How to move from a strategy to business development using market intelligence?
Business development is what comes next in line from current awareness and strategic planning. It is basically the moment when a company says: “Let’s do it!” One would almost assume that all necessary research for this execution of the strategic plan has already been done and that now it’s just a matter pushing ahead come hell or high water. In reality Market Intelligence remains important in this phase too!
If we recap quickly we have seen that without market intelligence there can be no current awareness. Then we have seen that this current awareness can be expanded upon by applying further market intelligence to create well-founded scenarios and predictions. Only with those scenarios and predictions at hand strategic planning starts to make sense. In this blog post we will look at the next phase when the strategic plan needs to be decided upon and get executed.
Let’s look at an example. Currently, the terminal world experiences a shift towards sustainable fuel sources. Many terminal operators want to get clout in new fuels such as hydrogen (at minus 250 degrees Celsius), ammonia (transporting hydrogen chemically bound to nitrogen at temperatures and pressures comparable to LPG), and also SAF (sustainable aviation fuel). Lastly there is a growing demand for LNG due to the war in Ukraine and other geopolitical factors. Current awareness means to at least be aware of these trends and having current data at hand. Strategy means having a plan on how to capitalize on these trends under various scenarios. Business development then, is the stage where a desired position in these fuel supply chains is going to be built up.

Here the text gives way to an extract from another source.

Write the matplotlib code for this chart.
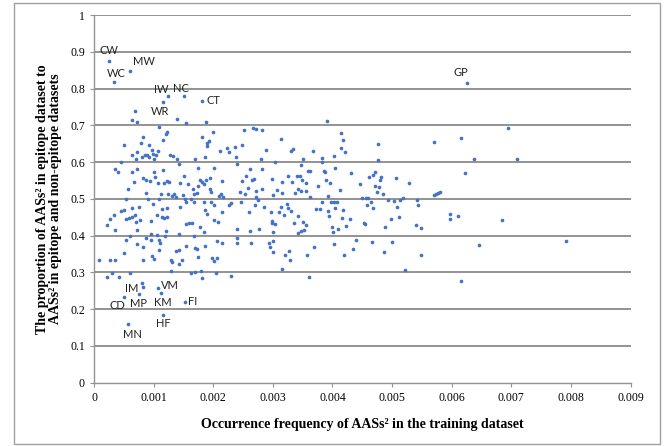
import numpy as np
import matplotlib
matplotlib.use("Agg")
import matplotlib.pyplot as plt
from matplotlib.patches import Rectangle

# occurrence frequency (x 1e-3) and proportion for the unlabelled AASs
freq_k = [
    0.08, 0.21, 0.21, 0.27, 0.27, 0.31, 0.33, 0.36, 0.36, 0.36, 0.40, 0.42, 0.45, 0.45,
    0.51, 0.51, 0.51, 0.54, 0.54, 0.54, 0.57, 0.58, 0.60, 0.60, 0.63, 0.63, 0.64, 0.64,
    0.64, 0.67, 0.68, 0.69, 0.70, 0.70, 0.72, 0.72, 0.72, 0.72, 0.72, 0.76, 0.77, 0.79,
    0.82, 0.81, 0.82, 0.82, 0.82, 0.86, 0.87, 0.87, 0.88, 0.89, 0.91, 0.92, 0.93, 0.94,
    0.95, 0.96, 0.96, 0.97, 0.97, 0.99, 0.99, 1.00, 1.01, 1.01, 1.03, 1.04, 1.06, 1.06,
    1.07, 1.07, 1.09, 1.09, 1.09, 1.09, 1.11, 1.12, 1.14, 1.14, 1.15, 1.15, 1.17, 1.18,
    1.19, 1.20, 1.21, 1.22, 1.22, 1.22, 1.23, 1.24, 1.26, 1.27, 1.29, 1.30, 1.31, 1.31,
    1.33, 1.34, 1.37, 1.38, 1.39, 1.40, 1.42, 1.42, 1.42, 1.43, 1.44, 1.45, 1.47, 1.49,
    1.51, 1.52, 1.54, 1.54, 1.57, 1.54, 1.55, 1.59, 1.62, 1.63, 1.65, 1.66, 1.67, 1.67,
    1.68, 1.69, 1.70, 1.70, 1.72, 1.73, 1.75, 1.75, 1.75, 1.77, 1.78, 1.79, 1.81, 1.82,
    1.82, 1.84, 1.85, 1.85, 1.87, 1.87, 1.87, 1.88, 1.88, 1.89, 1.90, 1.90, 1.93, 1.94,
    1.95, 1.97, 1.97, 1.98, 1.99, 2.01, 2.01, 2.02, 2.02, 2.05, 2.06, 2.07, 2.08, 2.10,
    2.12, 2.13, 2.14, 2.14, 2.15, 2.16, 2.23, 2.27, 2.27, 2.30, 2.30, 2.37, 2.39, 2.40,
    2.40, 2.40, 2.40, 2.45, 2.46, 2.48, 2.48, 2.51, 2.53, 2.55, 2.58, 2.60, 2.61, 2.62,
    2.64, 2.65, 2.66, 2.69, 2.70, 2.71, 2.72, 2.72, 2.75, 2.76, 2.80, 2.81, 2.81, 2.82,
    2.85, 2.88, 2.93, 2.95, 2.97, 2.98, 2.99, 2.99, 3.00, 3.00, 3.01, 3.01, 3.03, 3.04,
    3.07, 3.11, 3.13, 3.14, 3.15, 3.16, 3.16, 3.18, 3.20, 3.24, 3.25, 3.25, 3.27, 3.28,
    3.30, 3.31, 3.32, 3.33, 3.36, 3.38, 3.40, 3.42, 3.42, 3.43, 3.45, 3.47, 3.48, 3.48,
    3.49, 3.50, 3.51, 3.53, 3.55, 3.56, 3.56, 3.58, 3.59, 3.61, 3.62, 3.63, 3.67, 3.69,
    3.73, 3.76, 3.79, 3.82, 3.82, 3.83, 3.85, 3.88, 3.89, 3.91, 3.92, 3.93, 3.94, 3.96,
    3.98, 3.99, 4.01, 4.02, 4.03, 4.03, 4.05, 4.05, 4.07, 4.10, 4.13, 4.14, 4.15, 4.16,
    4.18, 4.18, 4.20, 4.21, 4.22, 4.30, 4.31, 4.34, 4.39, 4.46, 4.49, 4.53, 4.55, 4.56,
    4.58, 4.60, 4.62, 4.65, 4.67, 4.68, 4.68, 4.71, 4.72, 4.74, 4.76, 4.77, 4.78, 4.80,
    4.82, 4.84, 4.86, 4.89, 4.94, 4.98, 5.00, 5.04, 5.07, 5.09, 5.12, 5.14, 5.18, 5.21,
    5.29, 5.40, 5.42, 5.44, 5.49, 5.49, 5.70, 5.70, 5.73, 5.77, 5.80, 5.98, 5.98, 6.10,
    6.16, 6.16, 6.22, 6.37, 6.46, 6.85, 6.94, 7.10, 7.91, 0.82,
]
proportion = [
    0.334, 0.286, 0.429, 0.445, 0.334, 0.299, 0.456, 0.416, 0.334, 0.582, 0.573, 0.286, 0.601, 0.466,
    0.646, 0.352, 0.470, 0.500, 0.388, 0.444, 0.526, 0.449, 0.400, 0.299, 0.620, 0.714, 0.572, 0.475,
    0.451, 0.546, 0.456, 0.739, 0.607, 0.436, 0.709, 0.626, 0.582, 0.416, 0.376, 0.479, 0.441, 0.652,
    0.667, 0.615, 0.556, 0.369, 0.334, 0.620, 0.552, 0.516, 0.393, 0.620, 0.499, 0.646, 0.615, 0.548,
    0.388, 0.439, 0.404, 0.634, 0.344, 0.622, 0.487, 0.336, 0.574, 0.607, 0.559, 0.618, 0.457, 0.401,
    0.544, 0.629, 0.695, 0.500, 0.388, 0.361, 0.380, 0.513, 0.450, 0.472, 0.659, 0.579, 0.449, 0.543,
    0.399, 0.413, 0.676, 0.450, 0.474, 0.549, 0.682, 0.514, 0.547, 0.620, 0.334, 0.304, 0.508, 0.328,
    0.616, 0.513, 0.358, 0.505, 0.718, 0.609, 0.596, 0.404, 0.323, 0.362, 0.543, 0.479, 0.334, 0.511,
    0.561, 0.500, 0.707, 0.491, 0.539, 0.432, 0.371, 0.433, 0.499, 0.297, 0.435, 0.528, 0.491, 0.399,
    0.513, 0.608, 0.302, 0.366, 0.517, 0.363, 0.585, 0.343, 0.535, 0.550, 0.423, 0.304, 0.668, 0.285,
    0.546, 0.410, 0.491, 0.541, 0.470, 0.371, 0.613, 0.709, 0.550, 0.644, 0.459, 0.651, 0.656, 0.557,
    0.528, 0.491, 0.518, 0.339, 0.682, 0.441, 0.332, 0.583, 0.482, 0.299, 0.384, 0.339, 0.438, 0.508,
    0.629, 0.513, 0.464, 0.380, 0.549, 0.505, 0.637, 0.628, 0.483, 0.489, 0.290, 0.641, 0.614, 0.596,
    0.418, 0.393, 0.380, 0.518, 0.491, 0.646, 0.549, 0.687, 0.513, 0.561, 0.529, 0.464, 0.412, 0.582,
    0.380, 0.550, 0.693, 0.554, 0.483, 0.505, 0.691, 0.522, 0.497, 0.417, 0.607, 0.688, 0.580, 0.527,
    0.477, 0.632, 0.381, 0.368, 0.464, 0.439, 0.555, 0.434, 0.384, 0.354, 0.410, 0.510, 0.599, 0.432,
    0.524, 0.464, 0.477, 0.662, 0.309, 0.516, 0.547, 0.456, 0.347, 0.486, 0.561, 0.475, 0.359, 0.334,
    0.468, 0.631, 0.545, 0.635, 0.434, 0.515, 0.561, 0.408, 0.528, 0.452, 0.561, 0.522, 0.592, 0.412,
    0.550, 0.436, 0.608, 0.414, 0.429, 0.522, 0.543, 0.348, 0.576, 0.286, 0.505, 0.576, 0.629, 0.368,
    0.472, 0.535, 0.472, 0.610, 0.601, 0.491, 0.576, 0.574, 0.550, 0.713, 0.468, 0.508, 0.454, 0.543,
    0.491, 0.422, 0.410, 0.616, 0.377, 0.491, 0.474, 0.583, 0.491, 0.419, 0.525, 0.680, 0.637, 0.448,
    0.470, 0.660, 0.346, 0.628, 0.426, 0.444, 0.569, 0.364, 0.388, 0.539, 0.501, 0.435, 0.432, 0.501,
    0.484, 0.501, 0.558, 0.490, 0.383, 0.565, 0.474, 0.573, 0.535, 0.519, 0.650, 0.605, 0.532, 0.550,
    0.559, 0.513, 0.356, 0.422, 0.497, 0.444, 0.382, 0.494, 0.557, 0.477, 0.450, 0.497, 0.501, 0.307,
    0.543, 0.428, 0.497, 0.482, 0.420, 0.347, 0.655, 0.510, 0.514, 0.517, 0.519, 0.459, 0.446, 0.453,
    0.666, 0.276, 0.570, 0.609, 0.375, 0.443, 0.692, 0.607, 0.384, 0.260,
]

# labelled AASs
labels = ["CW", "MW", "WC", "IW", "NC", "WR", "CT", "GP",
          "IM", "VM", "CD", "MP", "KM", "FI", "HF", "MN"]
label_freq_k = [0.25, 0.60, 0.33, 1.24, 1.51, 1.16, 1.82, 6.26,
                0.80, 1.07, 0.51, 0.75, 1.13, 1.52, 1.16, 0.57]
label_prop = [0.875, 0.849, 0.819, 0.781, 0.781, 0.763, 0.767, 0.816,
              0.270, 0.258, 0.234, 0.240, 0.244, 0.219, 0.184, 0.159]

# text offsets in pixels (dx, dy, ha)
offsets = {
    "CW": (0, 10, "center"), "MW": (3, 9, "left"), "WC": (3, 8, "center"),
    "IW": (-7, 6, "center"), "NC": (-3, 7, "center"), "WR": (-3, -9, "center"),
    "CT": (4, 0, "left"), "GP": (-6, 10, "center"), "IM": (-3, -5, "right"),
    "VM": (3, 2, "left"), "CD": (-7, -9, "center"), "MP": (0, -9, "center"),
    "KM": (1, -10, "center"), "FI": (3, 1, "left"), "HF": (0, -9, "center"),
    "MN": (4, -10, "center"),
}

freq = np.array(freq_k) / 1000.0
label_freq = np.array(label_freq_k) / 1000.0

dot_color = "#4472C4"
grid_color = "#939393"

fig = plt.figure(figsize=(6.68, 4.46), dpi=100)
ax = fig.add_axes([94 / 668, 1 - 382.6 / 446, 536.5 / 668, 367.6 / 446])

ax.scatter(freq, proportion, s=7, color=dot_color, linewidths=0, zorder=3)
ax.scatter(label_freq, label_prop, s=7, color=dot_color, linewidths=0, zorder=3)

for name, lx, ly in zip(labels, label_freq, label_prop):
    dx, dy, ha = offsets[name]
    ax.annotate(name, (lx, ly), xytext=(dx, dy), textcoords="offset pixels",
                ha=ha, va="center", fontsize=8, family="Lato", color="#222222")

ax.set_xlim(0, 0.009)
ax.set_ylim(0, 1)
ax.set_xticks(np.arange(0, 0.0091, 0.001))
ax.set_xticklabels(["0", "0.001", "0.002", "0.003", "0.004", "0.005",
                    "0.006", "0.007", "0.008", "0.009"])
ax.set_yticks(np.arange(0, 1.01, 0.1))
ax.set_yticklabels(["0", "0.1", "0.2", "0.3", "0.4", "0.5",
                    "0.6", "0.7", "0.8", "0.9", "1"])

for yv in np.arange(0.1, 1.01, 0.1):
    ax.axhline(yv, color=grid_color, lw=1.4, zorder=1)

for side in ["top", "right"]:
    ax.spines[side].set_visible(False)
for side in ["left", "bottom"]:
    ax.spines[side].set_color(grid_color)
    ax.spines[side].set_linewidth(1.0)

ax.tick_params(axis="both", colors=grid_color, length=3, width=0.8,
               labelcolor="black", labelsize=8.5)
for lab in ax.get_xticklabels() + ax.get_yticklabels():
    lab.set_family("Liberation Serif")

ax.set_xlabel("Occurrence frequency of AASs² in the training dataset",
              family="Liberation Serif", fontweight="bold", fontsize=10, labelpad=10)
ax.set_ylabel("The proportion of AASs² in epitope dataset to\n"
              "AASs² in epitope and non-epitope datasets",
              family="Liberation Serif", fontweight="bold", fontsize=10,
              labelpad=6, linespacing=1.0)

fig.patches.append(Rectangle((14 / 668, 2 / 446), 646 / 668, 441 / 446,
                             transform=fig.transFigure, fill=False,
                             edgecolor="#a0a0a0", lw=1.0))

fig.savefig("out.png", dpi=100)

In this new phase a good and constant intelligence flow remains critical for success. Market intelligence will now provide detailed knowledge and information about which concrete players would need what amounts of storage capacity. There can be absolutely no surprises regarding rules and regulations for these new fuels. Price movements need to be current at all times. These factors will then be taken into consideration when constructing of new tanks, jetties or pipelines. As in any construction project, these stages are feasibility study, design, licensing and permits and (preliminary) contract negotiations.
Investments in terminals are huge and therefore go hand in hand with long term contracts. Time spans of such contracts are usually between 5 and 15 years. So obviously most terminals and installations will not be built without a signed contract to cover a part of the lifespan of the asset. However, it is rarely the case that a client will be prepared to sign a deal for the whole lifespan of an asset. So there will always be a risk associated with such a project and market intelligence will enable you to estimate this risk and factor that into your decision. If the risk is acceptable you can go ahead, if too large then either you walk away from the deal or try to negotiate better terms. We can conclude that Market Intelligence continues to play a large role all the way into the business development phase.
And as we will see in another blog post it remains important up until the final stage of the asset’s lifecycle: the operational phase. In this phase the objective is to get a good return on investment by attracting and retaining valuable customers that pay premium rates for your terminal. With excellent market intelligence for marketing, sales and account management you can achieve these results.